Over time Souter evolved into a justice more protective of First Amendment values, which he often expressed in dissenting opinions.

He filed a solitary dissent in National Endowment for the Arts v. Finley (1998), arguing that the NEA’s decency requirements for art grants had the potential to chill artistic expression. He dissented in the Court’s public-employee speech case, Garcetti v. Ceballos (2006), believing that the majority failed to consider the impact of its ruling on academic freedom.

Supports a First Amendment right to exclude

Souter also wrote for the majority in First Amendment decisions. For example, in Hurley v. Irish-American Gay, Lesbian and Bisexual Group of Boston (1995), he wrote for a unanimous Court that organizers of a parade had a First Amendment expressive association right to exclude groups divergent to its overall message.

Souter consistently has championed the view that the establishment clause of the First Amendment was intended to erect a fairly high wall of separation between church and state.

He dissented in Rosenberger v. Rector and Visitors of the University of Virginia (1995), reasoning that the Court improperly elevated the free speech principle of no viewpoint discrimination over the establishment clause.

“The Court is ordering an instrumentality of the State to support religious evangelism with direct funding,” he wrote. “This is a flat violation of the Establishment Clause.”

He vigorously dissented in Zelman v. Simmons-Harris (2002), arguing that an Ohio school-voucher plan amounted to governmental support of Roman Catholicism. “How can a Court consistently leave Everson [(1947)] on the books and approve the Ohio vouchers?” Souter asked. “The answer is that it cannot.”
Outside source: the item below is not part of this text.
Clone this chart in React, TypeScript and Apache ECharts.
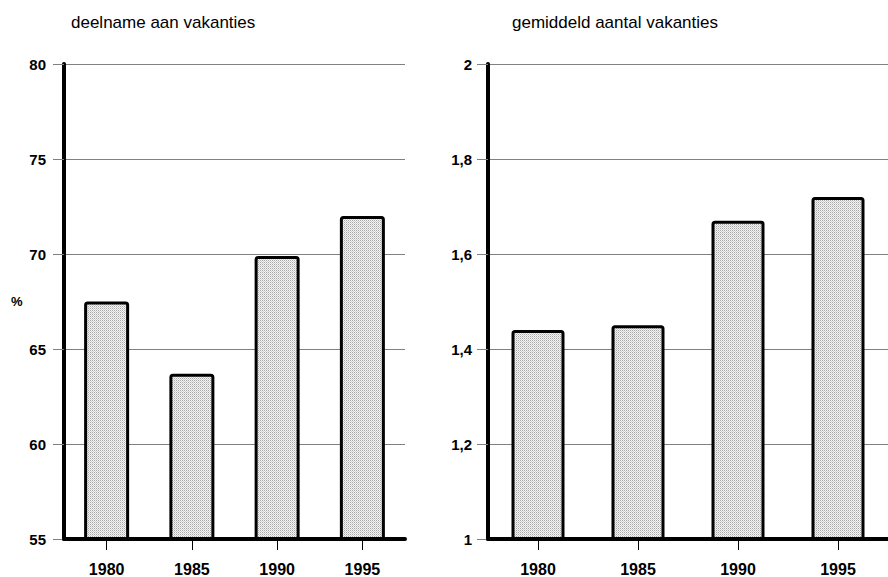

He wrote the Court’s main opinion in McCreary County v. American Civil Liberties Union (2005), ruling that displays of the Ten Commandments in two Kentucky county courthouses violated the establishment clause. In Pleasant Grove v. Summum (2009), Justice Souter questioned in his concurring opinion whether the government-speech doctrine would apply to free-speech claims in the same way as an establishment clause claim. 

Wrote many majority opinions on campaign finance

Souter wrote many majority opinions on the First Amendment in the area of campaign-finance regulations. Generally, he supports restrictions on campaign contributions in order to combat corruption or the appearance of corruption.

He wrote the Court’s majority opinions in Nixon v. Shrink Missouri Government PAC (2000), Federal Election Commission v. Colorado Republican Federal Campaign Committee (2001), and Federal Election Commission v. Beaumont (2003).

In Federal Election Commission v. Wisconsin Right to Life, Inc. (2007), the Court, under Chief Justice John G. Roberts Jr., had seemingly backtracked on a prior decision — McConnell v. Federal Election Commission (2003). Souter took the unusual step of reading his dissent from the bench, contending that the majority had in effect overruled its previous decision in McConnell.

“After today, the ban on contributions by corporations and unions and the limitation on their corrosive spending when they enter the political arena are open to easy circumvention, and the possibilities for regulating corporate and union campaign money are unclear,” he wrote.